Omni-Math contains 4428 competition-level problems. These problems are meticulously categorized into 33 (and potentially more) sub-domains and span across 10 distinct difficulty levels, enabling a nuanced analysis of model performance across various mathematical disciplines and levels of complexity.

Omni-Judge

Omni-Judge is an open-source mathematical evaluation model designed to assess whether a solution generated by a model is correct given a problem and a standard answer.

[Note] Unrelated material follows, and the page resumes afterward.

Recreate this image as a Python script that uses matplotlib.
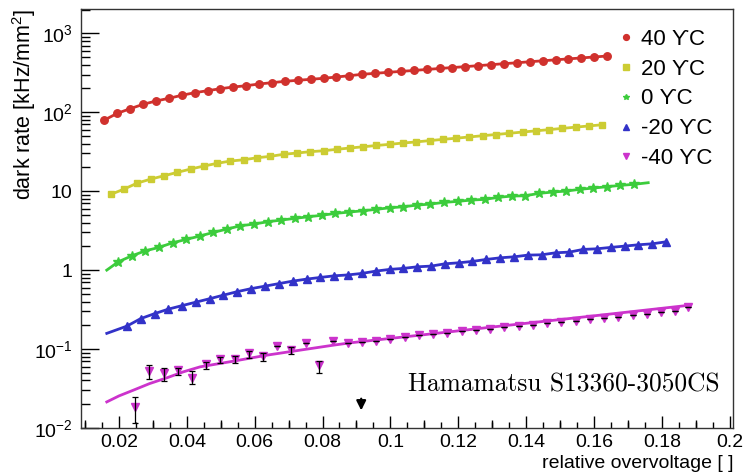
import numpy as np
import matplotlib
matplotlib.use("Agg")
import matplotlib.pyplot as plt
from matplotlib.ticker import FuncFormatter, LogLocator, NullFormatter, MultipleLocator

plt.rcParams["font.family"] = ["Liberation Sans", "DejaVu Sans"]
plt.rcParams["mathtext.fontset"] = "custom"
plt.rcParams["mathtext.rm"] = "Liberation Sans"
plt.rcParams["mathtext.it"] = "Liberation Sans:italic"

# データ (relative overvoltage, dark rate kHz/mm^2)
labels = ["40 ϒC", "20 ϒC", "0 ϒC", "-20 ϒC", "-40 ϒC"]
colors = ["#d0312d", "#cccc33", "#3ccc3c", "#3232c8", "#cc33cc"]

x_40 = [0.0157, 0.0195, 0.0233, 0.0271, 0.0309, 0.0347, 0.0385, 0.0423, 0.0461, 0.0499,
        0.0537, 0.0575, 0.0613, 0.0651, 0.0689, 0.0727, 0.0765, 0.0803, 0.0841, 0.0879,
        0.0917, 0.0955, 0.0993, 0.1031, 0.1069, 0.1107, 0.1145, 0.1183, 0.1221, 0.1259,
        0.1297, 0.1335, 0.1373, 0.1411, 0.1449, 0.1487, 0.1525, 0.1563, 0.1601, 0.1639]
y_40 = [79.6, 96.9, 110.8, 125.9, 138.7, 150, 163.8, 176.7, 187.3, 198.6,
        208.7, 216.7, 227.8, 236.6, 246.4, 253.7, 261.2, 269, 279.3, 290.1,
        302.2, 311, 320, 329, 338, 348, 358, 368, 378, 389,
        400, 412, 423, 436, 448, 461, 474, 487, 501, 515]

x_20 = [0.0176, 0.0215, 0.0254, 0.0294, 0.0333, 0.0372, 0.0411, 0.0450, 0.0489, 0.0528,
        0.0568, 0.0607, 0.0646, 0.0685, 0.0724, 0.0763, 0.0803, 0.0842, 0.0881, 0.0920,
        0.0959, 0.0998, 0.1037, 0.1077, 0.1116, 0.1155, 0.1194, 0.1233, 0.1272, 0.1311,
        0.1351, 0.1390, 0.1429, 0.1468, 0.1507, 0.1546, 0.1585, 0.1625]
y_20 = [9.11, 10.63, 12.67, 14.23, 15.68, 17.31, 19.06, 20.8, 22.5, 24.07,
        25.0, 26.5, 27.6, 29.3, 30.4, 31.6, 32.5, 33.9, 35.2, 36.5,
        37.9, 39.2, 40.7, 42.1, 43.7, 45.3, 46.9, 48.6, 50.4, 52.2,
        54.1, 56.1, 58.1, 60.2, 62.4, 64.7, 67.0, 69.4]

x_0 = [0.0198, 0.0238, 0.0278, 0.0318, 0.0358, 0.0398, 0.0438, 0.0478, 0.0518, 0.0558,
       0.0598, 0.0638, 0.0678, 0.0718, 0.0758, 0.0798, 0.0838, 0.0878, 0.0918, 0.0958,
       0.0998, 0.1038, 0.1078, 0.1118, 0.1158, 0.1198, 0.1238, 0.1278, 0.1318, 0.1358,
       0.1398, 0.1438, 0.1478, 0.1518, 0.1558, 0.1598, 0.1638, 0.1678, 0.1718]
y_0 = [1.274, 1.518, 1.756, 1.940, 2.218, 2.449, 2.697, 3.005, 3.308, 3.643,
       3.83, 4.095, 4.30, 4.52, 4.74, 4.95, 5.23, 5.43, 5.64, 5.88,
       6.16, 6.34, 6.66, 6.86, 7.21, 7.42, 7.71, 7.87, 8.35, 8.67,
       8.74, 9.38, 9.74, 10.03, 10.54, 10.95, 11.37, 11.85, 12.2]

x_m20 = [0.0223, 0.0264, 0.0305, 0.0345, 0.0386, 0.0427, 0.0468, 0.0508, 0.0549, 0.0590,
         0.0631, 0.0671, 0.0712, 0.0753, 0.0794, 0.0835, 0.0875, 0.0916, 0.0957, 0.0998,
         0.1038, 0.1079, 0.1120, 0.1161, 0.1201, 0.1242, 0.1283, 0.1324, 0.1365, 0.1405,
         0.1446, 0.1487, 0.1528, 0.1568, 0.1609, 0.1650, 0.1691, 0.1731, 0.1772, 0.1813]
y_m20 = [0.195, 0.243, 0.281, 0.320, 0.355, 0.393, 0.435, 0.482, 0.534, 0.583,
         0.627, 0.674, 0.725, 0.769, 0.808, 0.847, 0.869, 0.908, 0.971, 1.021,
         1.051, 1.101, 1.124, 1.202, 1.237, 1.289, 1.366, 1.432, 1.474, 1.549,
         1.563, 1.657, 1.691, 1.829, 1.862, 1.940, 2.015, 2.093, 2.154, 2.284]

x_m40 = [0.0247, 0.0289, 0.0333, 0.0374, 0.0416, 0.0457, 0.0498, 0.0541, 0.0583, 0.0624,
         0.0665, 0.0706, 0.0750, 0.0791, 0.0832, 0.0875, 0.0917, 0.0959, 0.1000, 0.1042,
         0.1084, 0.1126, 0.1168, 0.1210, 0.1252, 0.1294, 0.1336, 0.1378, 0.1420, 0.1462,
         0.1504, 0.1546, 0.1588, 0.1630, 0.1672, 0.1714, 0.1756, 0.1798, 0.1840, 0.1877]
y_m40 = [0.0185, 0.0529, 0.0499, 0.0540, 0.0432, 0.0644, 0.0745, 0.0752, 0.0879, 0.0812,
         0.1088, 0.0969, 0.1178, 0.0625, 0.1271, 0.1178, 0.122, 0.128, 0.134, 0.141,
         0.150, 0.155, 0.158, 0.170, 0.175, 0.178, 0.190, 0.195, 0.201, 0.215,
         0.220, 0.228, 0.240, 0.246, 0.258, 0.268, 0.280, 0.296, 0.305, 0.345]
err_lo_m40 = [0.0069, 0.0114, 0.0107, 0.0073, 0.0076, 0.0088, 0.0088, 0.0095, 0.0112, 0.0109,
              0, 0.0107, 0, 0.0126, 0, 0, 0, 0, 0, 0,
              0, 0, 0, 0, 0, 0, 0, 0, 0, 0,
              0, 0, 0, 0, 0, 0, 0, 0, 0, 0]
err_hi_m40 = [0.0063, 0.0096, 0.0069, 0.0038, 0.0088, 0.0045, 0.0051, 0.0060, 0.0070, 0.0067,
              0, 0.0079, 0, 0.0084, 0, 0, 0, 0, 0, 0,
              0, 0, 0, 0, 0, 0, 0, 0, 0, 0,
              0, 0, 0, 0, 0, 0, 0, 0, 0, 0]

# フィット曲線 (読み取り値)
fit_x_0 = [0.0164] + x_0 + [0.176]
fit_y_0 = [1.0] + y_0 + [12.8]
fit_x_m20 = [0.0164] + x_m20
fit_y_m20 = [0.158] + y_m20
fit_x_m40 = [0.0164, 0.0200, 0.0242, 0.0290, 0.0341, 0.0390, 0.0439, 0.0537, 0.0636, 0.0734,
             0.0832, 0.0881, 0.1088, 0.1324, 0.1619, 0.1884]
fit_y_m40 = [0.0214, 0.0255, 0.0301, 0.0365, 0.0432, 0.0515, 0.0595, 0.0702, 0.0837, 0.0969,
             0.1120, 0.1198, 0.1501, 0.1951, 0.2690, 0.3600]

arrow_x = 0.0914

fig = plt.figure(figsize=(7.43, 4.74), dpi=100)
ax = fig.add_axes([81 / 743, 1 - 428 / 474, 652 / 743, 419 / 474])

series = [
    (x_40, y_40, x_40, y_40, "o", 5.4),
    (x_20, y_20, x_20, y_20, "s", 3.9),
    (x_0, y_0, fit_x_0, fit_y_0, "*", 7),
    (x_m20, y_m20, fit_x_m20, fit_y_m20, "^", 5.5),
    (x_m40, y_m40, fit_x_m40, fit_y_m40, "v", 5.5),
]
handles = []
for (xs, ys, fx, fy, m, ms), c, lab in zip(series, colors, labels):
    ax.plot(fx, fy, "-", color=c, lw=2, zorder=2)
    ax.plot(xs, ys, m, color=c, ms=ms, mec=c, zorder=3)
    h, = ax.plot([], [], m, color=c, ms=4.2, mec=c, label=lab)
    handles.append(h)

ax.errorbar(x_m40, y_m40, yerr=[err_lo_m40, err_hi_m40], fmt="none",
            ecolor="black", elinewidth=0.9, capsize=2, capthick=0.9, zorder=4)

ax.set_yscale("log")
ax.set_xlim(0.0088, 0.2010)
ax.set_ylim(0.01, 2030)


# 軸の目盛り
def ylab(v, pos):
    e = int(round(np.log10(v)))
    if e == 0:
        return "1"
    if e == 1:
        return "10"
    return r"$10^{%d}$" % e


ax.yaxis.set_major_locator(LogLocator(base=10, numticks=10))
ax.yaxis.set_minor_locator(LogLocator(base=10, subs=range(2, 10), numticks=20))
ax.yaxis.set_major_formatter(FuncFormatter(ylab))
ax.yaxis.set_minor_formatter(NullFormatter())
ax.xaxis.set_major_locator(MultipleLocator(0.02))
ax.xaxis.set_minor_locator(MultipleLocator(0.005))
ax.xaxis.set_major_formatter(FuncFormatter(lambda v, p: ("%.2f" % v).rstrip("0").rstrip(".")))

ax.tick_params(axis="y", which="major", direction="in", length=13, width=1, labelsize=14, pad=6)
ax.tick_params(axis="y", which="minor", direction="in", length=6.5, width=1)
ax.tick_params(axis="x", which="major", direction="in", length=9, width=1, labelsize=14, pad=4)
ax.tick_params(axis="x", which="minor", direction="in", length=4, width=1)

sec = ax.secondary_xaxis("bottom")
sec.set_xticks([0.01 + 0.02 * i for i in range(10)])
sec.tick_params(direction="in", length=6, width=1, labelbottom=False)
sec.spines["bottom"].set_visible(False)

for s in ax.spines.values():
    s.set_linewidth(1)
    s.set_color("#333333")

ax.set_xlabel("relative overvoltage [ ]", fontsize=14, loc="right", labelpad=3)
ax.set_ylabel("dark rate [kHz/mm$^{2}$]", fontsize=15.5, loc="top")
ax.yaxis.set_label_coords(-0.087, 1.0)
ax.yaxis.label.set_va("center")

ax.legend(handles=handles, loc="upper left", bbox_to_anchor=(0.826, 0.953),
          frameon=False, fontsize=16, handlelength=0.6, handletextpad=0.38,
          labelspacing=0.4, borderpad=0, borderaxespad=0)

ax.text(0.98, 0.0883, "Hamamatsu S13360-3050CS", transform=ax.transAxes,
        ha="right", va="baseline", fontsize=18.3, family="cmr10")

ax.annotate("", xy=(arrow_x, 0.0154), xytext=(arrow_x, 0.0255),
            arrowprops=dict(arrowstyle="-|>", color="black", lw=1.6, mutation_scale=14))

fig.savefig("out.png", dpi=100)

You should deploy the omni-judge server like:

set -x

lmdeploy serve api_server KbsdJames/Omni-Judge --server-port 8000 \
    --tp 1 \
    --cache-max-entry-count 0.9 \
    --log-level INFO

and set the server url in opencompass config file:

from mmengine.config import read_base

with read_base():
    from opencompass.configs.datasets.omni_math.omni_math_gen import omni_math_datasets


omni_math_dataset = omni_math_datasets[0]
omni_math_dataset['eval_cfg']['evaluator'].update(
    url=['http://172.30.8.45:8000',
         'http://172.30.16.113:8000'],
)

Performance

llama-3_1-8b-instruct qwen-2_5-7b-instruct InternLM3-8b-Instruct
15.18 29.97 32.75